Economia – Bce aumenta i tassi: gli effetti su mutui, prestiti e sviluppo

Il 21 luglio si è tenuta la riunione più attesa nella storia della Bce. Per la prima volta dopo 11 anni la Banca Centrale Europea ha invertito la rotta dei tassi negativi, inaugurata da Mario Draghi nel 2014, verso un progressivo ritorno alla normalità monetaria. Il tasso di rifinanziamento principale è ora allo 0,50%, il tasso sui depositi è pari a zero (da -0,50), mentre il tasso per la marginal lending facility passa allo 0,75%. La stretta monetaria è stata più severa del previsto, dal momento che i mercati attendevano un rialzo graduale dei tassi di 0,25 punti base. Tuttavia la situazione sembra più grave del previsto, come percepito dalle parole della presidente della Bce, Christine Lagarde, la quale ha anche aperto ad “un’ulteriore normalizzazione dei tassi di interesse” nelle prossime riunioni del Consiglio direttivo. Si prevedono, dunque, tempi difficili per l’economia dell’Eurozona, in particolare per i paesi mediterranei con un elevato debito pubblico come l’Italia. Infatti, il rialzo dei tassi attuato dalla Bce comporta, in termini pratici, un aumento del costo al quale le banche centrali prestano denaro alle banche commerciali. In altri termini l’obiettivo della Bce è quello di aumentare il costo del denaro, e ciò comporta una diminuzione della quota di prestiti e mutui erogati che avranno un costo maggiore, in modo da ridurre la domanda e, quindi, contrastare l’inflazione. Tale politica è stata fortemente contestata da alcuni economisti, tra cui il consigliere economico di Palazzo Chigi, Francesco Giavazzi, secondo cui la Bce ha utilizzato uno strumento sbagliato per frenare la fiammata inflazionistica, dal momento che in Europa “non abbiamo una inflazione da domanda come negli Usa ma abbiamo una inflazione legata al prezzo del gas”, e quindi legata a uno shock dell’offerta.

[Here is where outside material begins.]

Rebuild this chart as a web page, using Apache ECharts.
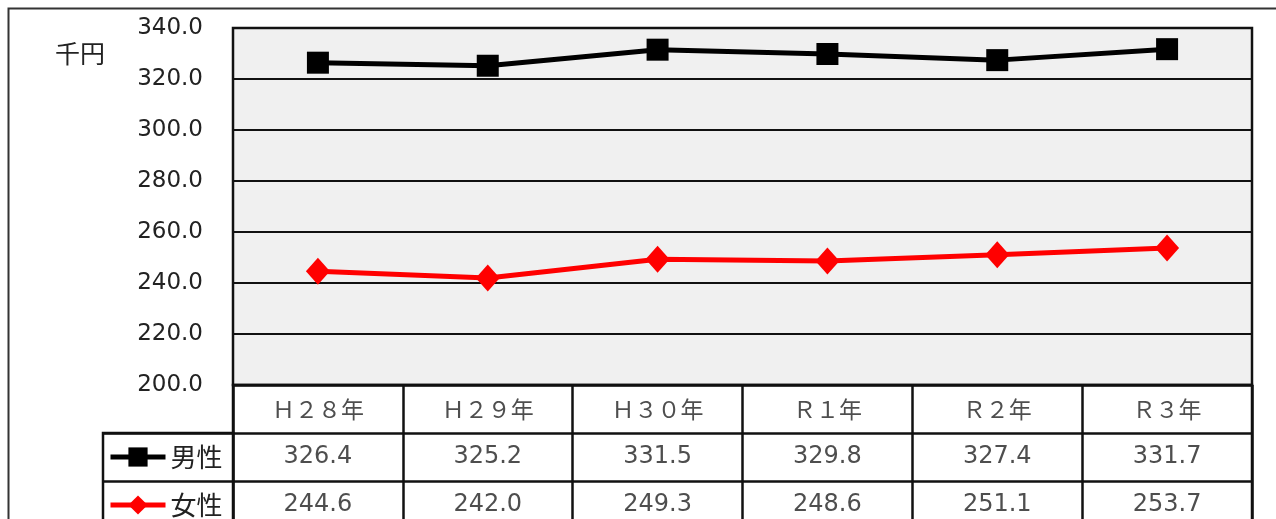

Inoltre, una delle novità della riunione riguarda l’introduzione di un programma varato dalla Bce denominato “Transmission Protection Instrument”. Esso rappresenta lo scudo anti-spread predisposto per contrastare dinamiche di mercato ingiustificate e, dunque, per abbassare le impennate dei rendimenti dei titoli di Stato a cui si è assistito in questi giorni in alcuni paesi dell’Eurozona. In particolare la Bce agisce da prestatore di ultima istanza, potendo comprare obbligazioni governative in quantità illimitata. Potranno beneficiare di tale strumento gli stati che non sono sottoposti a procedura per deficit eccessivo, che non hanno squilibri di bilancio, il cui debito è sostenibile e, infine, i paesi che rispettano gli impegni del Recovery Fund. In definitiva, Francoforte assegna i compiti a casa e richiede ancora una volta disciplina nei conti pubblici, materia nella quale l’Italia è stata più volte rimandata negli ultimi anni.